**AIM OF THE TASK**.
Images should be left out, and everything else in the listing reproduced exactly.

**GIVEN MATERIAL**.
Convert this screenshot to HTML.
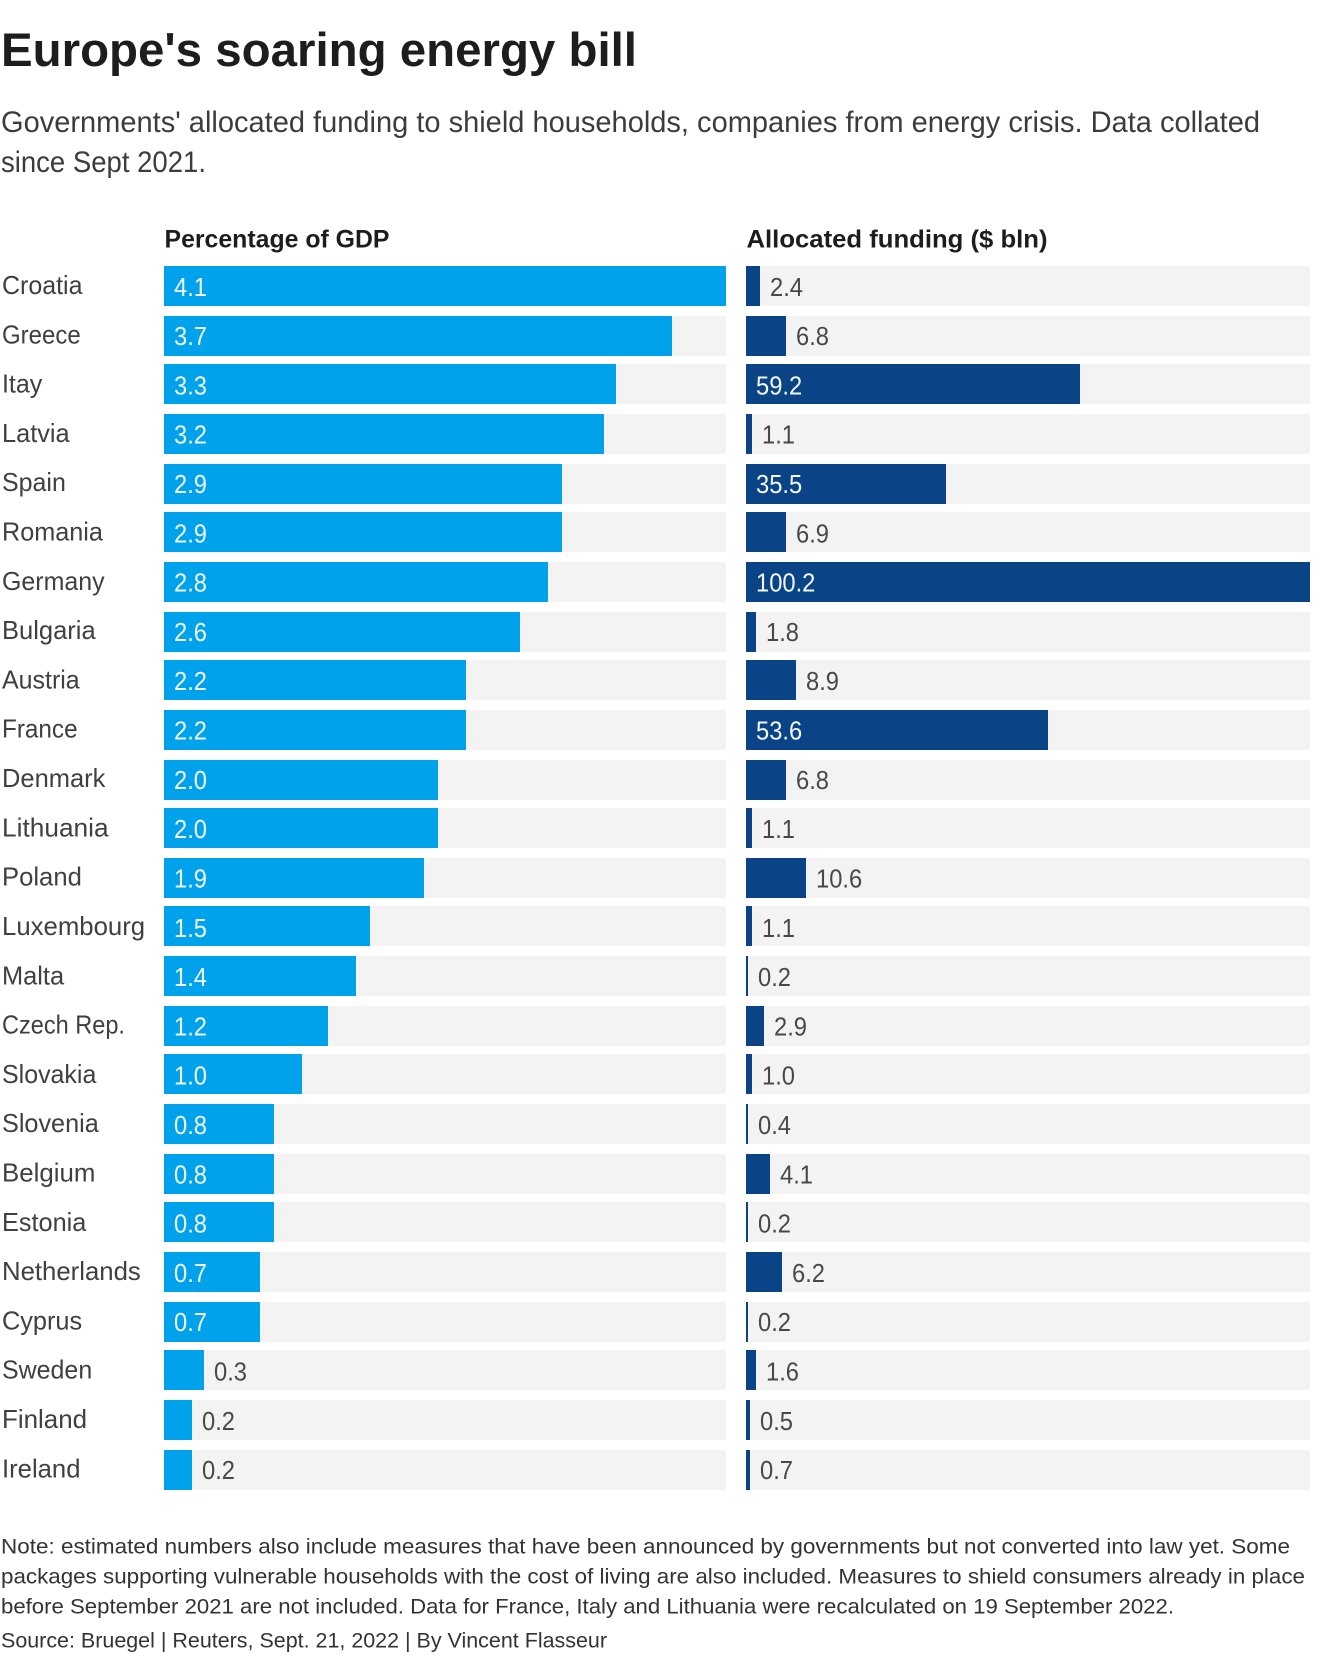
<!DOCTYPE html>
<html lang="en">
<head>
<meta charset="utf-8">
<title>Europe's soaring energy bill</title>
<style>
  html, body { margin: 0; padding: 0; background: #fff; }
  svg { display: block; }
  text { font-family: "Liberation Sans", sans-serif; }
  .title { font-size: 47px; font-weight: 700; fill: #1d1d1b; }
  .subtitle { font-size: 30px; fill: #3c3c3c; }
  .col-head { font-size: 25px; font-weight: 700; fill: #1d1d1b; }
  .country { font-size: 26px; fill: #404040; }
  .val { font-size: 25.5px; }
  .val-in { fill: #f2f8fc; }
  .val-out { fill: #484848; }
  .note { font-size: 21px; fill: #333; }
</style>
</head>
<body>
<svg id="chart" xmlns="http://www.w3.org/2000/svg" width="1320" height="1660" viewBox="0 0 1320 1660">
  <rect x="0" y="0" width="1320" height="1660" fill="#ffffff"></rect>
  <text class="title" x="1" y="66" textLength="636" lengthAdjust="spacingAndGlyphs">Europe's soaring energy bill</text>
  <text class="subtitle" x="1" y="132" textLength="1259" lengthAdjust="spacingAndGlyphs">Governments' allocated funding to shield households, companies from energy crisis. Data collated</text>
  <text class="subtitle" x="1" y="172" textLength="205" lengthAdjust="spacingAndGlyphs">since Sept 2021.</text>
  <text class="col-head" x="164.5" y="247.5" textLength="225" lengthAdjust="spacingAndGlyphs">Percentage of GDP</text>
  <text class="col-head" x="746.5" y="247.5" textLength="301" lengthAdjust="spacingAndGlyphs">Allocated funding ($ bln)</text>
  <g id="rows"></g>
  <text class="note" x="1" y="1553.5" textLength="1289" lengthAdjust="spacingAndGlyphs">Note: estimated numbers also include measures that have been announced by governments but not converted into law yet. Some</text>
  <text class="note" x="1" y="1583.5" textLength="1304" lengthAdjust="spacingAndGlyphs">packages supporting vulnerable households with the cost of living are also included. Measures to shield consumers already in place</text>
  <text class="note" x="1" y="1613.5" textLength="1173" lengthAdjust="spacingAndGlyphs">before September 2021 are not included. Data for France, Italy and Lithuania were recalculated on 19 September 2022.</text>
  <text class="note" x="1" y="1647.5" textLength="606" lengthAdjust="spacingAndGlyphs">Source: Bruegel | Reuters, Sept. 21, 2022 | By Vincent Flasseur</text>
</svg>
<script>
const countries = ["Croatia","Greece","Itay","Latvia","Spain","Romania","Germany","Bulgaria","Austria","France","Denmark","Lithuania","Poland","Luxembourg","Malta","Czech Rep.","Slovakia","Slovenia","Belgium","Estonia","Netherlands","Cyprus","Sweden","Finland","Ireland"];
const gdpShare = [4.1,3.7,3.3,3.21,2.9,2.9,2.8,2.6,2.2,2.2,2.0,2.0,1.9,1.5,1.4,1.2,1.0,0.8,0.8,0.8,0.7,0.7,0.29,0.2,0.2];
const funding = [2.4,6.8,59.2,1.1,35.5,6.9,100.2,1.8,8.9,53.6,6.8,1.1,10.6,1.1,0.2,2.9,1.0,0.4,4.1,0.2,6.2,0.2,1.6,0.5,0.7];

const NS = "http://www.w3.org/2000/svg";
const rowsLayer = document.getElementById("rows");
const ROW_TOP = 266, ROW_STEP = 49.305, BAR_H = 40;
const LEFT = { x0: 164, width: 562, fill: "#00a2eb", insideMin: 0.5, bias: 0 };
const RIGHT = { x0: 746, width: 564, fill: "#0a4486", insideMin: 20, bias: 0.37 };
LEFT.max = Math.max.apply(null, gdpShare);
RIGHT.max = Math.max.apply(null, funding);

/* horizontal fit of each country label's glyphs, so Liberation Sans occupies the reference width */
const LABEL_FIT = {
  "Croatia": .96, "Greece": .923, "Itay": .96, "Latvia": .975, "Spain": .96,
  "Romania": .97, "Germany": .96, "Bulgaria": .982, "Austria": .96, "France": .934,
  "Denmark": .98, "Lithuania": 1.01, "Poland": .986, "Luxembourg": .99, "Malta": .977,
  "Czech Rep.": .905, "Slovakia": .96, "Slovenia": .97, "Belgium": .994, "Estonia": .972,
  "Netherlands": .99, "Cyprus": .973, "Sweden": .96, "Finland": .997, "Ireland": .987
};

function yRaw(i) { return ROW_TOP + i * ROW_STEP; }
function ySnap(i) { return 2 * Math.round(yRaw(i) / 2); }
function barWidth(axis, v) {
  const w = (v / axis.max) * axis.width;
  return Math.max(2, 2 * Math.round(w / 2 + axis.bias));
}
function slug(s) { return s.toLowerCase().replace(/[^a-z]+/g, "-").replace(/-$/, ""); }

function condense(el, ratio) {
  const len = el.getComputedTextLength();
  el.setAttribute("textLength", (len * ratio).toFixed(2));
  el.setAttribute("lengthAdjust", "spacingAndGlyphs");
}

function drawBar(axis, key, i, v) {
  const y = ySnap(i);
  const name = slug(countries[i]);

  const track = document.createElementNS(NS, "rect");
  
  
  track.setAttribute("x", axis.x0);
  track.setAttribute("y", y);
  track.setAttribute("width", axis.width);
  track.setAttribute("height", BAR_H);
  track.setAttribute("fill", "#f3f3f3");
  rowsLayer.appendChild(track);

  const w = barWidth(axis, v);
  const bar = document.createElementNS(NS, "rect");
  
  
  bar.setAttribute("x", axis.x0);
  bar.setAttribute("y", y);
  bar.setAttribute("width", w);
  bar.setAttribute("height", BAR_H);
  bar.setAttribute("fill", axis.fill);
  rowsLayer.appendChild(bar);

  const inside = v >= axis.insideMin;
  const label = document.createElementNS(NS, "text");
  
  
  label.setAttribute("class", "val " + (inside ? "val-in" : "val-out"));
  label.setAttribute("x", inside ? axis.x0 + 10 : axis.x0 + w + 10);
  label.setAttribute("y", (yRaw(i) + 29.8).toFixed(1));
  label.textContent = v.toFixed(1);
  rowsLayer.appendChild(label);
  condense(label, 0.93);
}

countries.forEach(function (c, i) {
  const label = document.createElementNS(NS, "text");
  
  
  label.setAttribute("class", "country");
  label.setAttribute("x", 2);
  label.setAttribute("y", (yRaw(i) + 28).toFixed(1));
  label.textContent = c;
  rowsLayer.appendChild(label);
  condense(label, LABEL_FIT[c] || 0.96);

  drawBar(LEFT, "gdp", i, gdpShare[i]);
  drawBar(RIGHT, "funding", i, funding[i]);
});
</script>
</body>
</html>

**RESPONSE TO THE EXERCISE**.
Convert this screenshot to HTML.
<!DOCTYPE html>
<html lang="en">
<head>
<meta charset="utf-8">
<title>Europe's soaring energy bill</title>
<style>
  html, body { margin: 0; padding: 0; background: #fff; }
  svg { display: block; }
  text { font-family: "Liberation Sans", sans-serif; }
  .title { font-size: 47px; font-weight: 700; fill: #1d1d1b; }
  .subtitle { font-size: 30px; fill: #3c3c3c; }
  .col-head { font-size: 25px; font-weight: 700; fill: #1d1d1b; }
  .country { font-size: 26px; fill: #404040; }
  .val { font-size: 25.5px; }
  .val-in { fill: #f2f8fc; }
  .val-out { fill: #484848; }
  .note { font-size: 21px; fill: #333; }
</style>
</head>
<body>
<svg id="chart" xmlns="http://www.w3.org/2000/svg" width="1320" height="1660" viewBox="0 0 1320 1660">
  <rect x="0" y="0" width="1320" height="1660" fill="#ffffff"></rect>
  <text class="title" x="1" y="66" textLength="636" lengthAdjust="spacingAndGlyphs">Europe's soaring energy bill</text>
  <text class="subtitle" x="1" y="132" textLength="1259" lengthAdjust="spacingAndGlyphs">Governments' allocated funding to shield households, companies from energy crisis. Data collated</text>
  <text class="subtitle" x="1" y="172" textLength="205" lengthAdjust="spacingAndGlyphs">since Sept 2021.</text>
  <text class="col-head" x="164.5" y="247.5" textLength="225" lengthAdjust="spacingAndGlyphs">Percentage of GDP</text>
  <text class="col-head" x="746.5" y="247.5" textLength="301" lengthAdjust="spacingAndGlyphs">Allocated funding ($ bln)</text>
  <g id="rows"></g>
  <text class="note" x="1" y="1553.5" textLength="1289" lengthAdjust="spacingAndGlyphs">Note: estimated numbers also include measures that have been announced by governments but not converted into law yet. Some</text>
  <text class="note" x="1" y="1583.5" textLength="1304" lengthAdjust="spacingAndGlyphs">packages supporting vulnerable households with the cost of living are also included. Measures to shield consumers already in place</text>
  <text class="note" x="1" y="1613.5" textLength="1173" lengthAdjust="spacingAndGlyphs">before September 2021 are not included. Data for France, Italy and Lithuania were recalculated on 19 September 2022.</text>
  <text class="note" x="1" y="1647.5" textLength="606" lengthAdjust="spacingAndGlyphs">Source: Bruegel | Reuters, Sept. 21, 2022 | By Vincent Flasseur</text>
</svg>
<script>
const countries = ["Croatia","Greece","Itay","Latvia","Spain","Romania","Germany","Bulgaria","Austria","France","Denmark","Lithuania","Poland","Luxembourg","Malta","Czech Rep.","Slovakia","Slovenia","Belgium","Estonia","Netherlands","Cyprus","Sweden","Finland","Ireland"];
const gdpShare = [4.1,3.7,3.3,3.21,2.9,2.9,2.8,2.6,2.2,2.2,2.0,2.0,1.9,1.5,1.4,1.2,1.0,0.8,0.8,0.8,0.7,0.7,0.29,0.2,0.2];
const funding = [2.4,6.8,59.2,1.1,35.5,6.9,100.2,1.8,8.9,53.6,6.8,1.1,10.6,1.1,0.2,2.9,1.0,0.4,4.1,0.2,6.2,0.2,1.6,0.5,0.7];

const NS = "http://www.w3.org/2000/svg";
const rowsLayer = document.getElementById("rows");
const ROW_TOP = 266, ROW_STEP = 49.305, BAR_H = 40;
const LEFT = { x0: 164, width: 562, fill: "#00a2eb", insideMin: 0.5, bias: 0 };
const RIGHT = { x0: 746, width: 564, fill: "#0a4486", insideMin: 20, bias: 0.37 };
LEFT.max = Math.max.apply(null, gdpShare);
RIGHT.max = Math.max.apply(null, funding);

/* horizontal fit of each country label's glyphs, so Liberation Sans occupies the reference width */
const LABEL_FIT = {
  "Croatia": .96, "Greece": .923, "Itay": .96, "Latvia": .975, "Spain": .96,
  "Romania": .97, "Germany": .96, "Bulgaria": .982, "Austria": .96, "France": .934,
  "Denmark": .98, "Lithuania": 1.01, "Poland": .986, "Luxembourg": .99, "Malta": .977,
  "Czech Rep.": .905, "Slovakia": .96, "Slovenia": .97, "Belgium": .994, "Estonia": .972,
  "Netherlands": .99, "Cyprus": .973, "Sweden": .96, "Finland": .997, "Ireland": .987
};

function yRaw(i) { return ROW_TOP + i * ROW_STEP; }
function ySnap(i) { return 2 * Math.round(yRaw(i) / 2); }
function barWidth(axis, v) {
  const w = (v / axis.max) * axis.width;
  return Math.max(2, 2 * Math.round(w / 2 + axis.bias));
}
function slug(s) { return s.toLowerCase().replace(/[^a-z]+/g, "-").replace(/-$/, ""); }

function condense(el, ratio) {
  const len = el.getComputedTextLength();
  el.setAttribute("textLength", (len * ratio).toFixed(2));
  el.setAttribute("lengthAdjust", "spacingAndGlyphs");
}

function drawBar(axis, key, i, v) {
  const y = ySnap(i);
  const name = slug(countries[i]);

  const track = document.createElementNS(NS, "rect");
  
  
  track.setAttribute("x", axis.x0);
  track.setAttribute("y", y);
  track.setAttribute("width", axis.width);
  track.setAttribute("height", BAR_H);
  track.setAttribute("fill", "#f3f3f3");
  rowsLayer.appendChild(track);

  const w = barWidth(axis, v);
  const bar = document.createElementNS(NS, "rect");
  
  
  bar.setAttribute("x", axis.x0);
  bar.setAttribute("y", y);
  bar.setAttribute("width", w);
  bar.setAttribute("height", BAR_H);
  bar.setAttribute("fill", axis.fill);
  rowsLayer.appendChild(bar);

  const inside = v >= axis.insideMin;
  const label = document.createElementNS(NS, "text");
  
  
  label.setAttribute("class", "val " + (inside ? "val-in" : "val-out"));
  label.setAttribute("x", inside ? axis.x0 + 10 : axis.x0 + w + 10);
  label.setAttribute("y", (yRaw(i) + 29.8).toFixed(1));
  label.textContent = v.toFixed(1);
  rowsLayer.appendChild(label);
  condense(label, 0.93);
}

countries.forEach(function (c, i) {
  const label = document.createElementNS(NS, "text");
  
  
  label.setAttribute("class", "country");
  label.setAttribute("x", 2);
  label.setAttribute("y", (yRaw(i) + 28).toFixed(1));
  label.textContent = c;
  rowsLayer.appendChild(label);
  condense(label, LABEL_FIT[c] || 0.96);

  drawBar(LEFT, "gdp", i, gdpShare[i]);
  drawBar(RIGHT, "funding", i, funding[i]);
});
</script>
</body>
</html>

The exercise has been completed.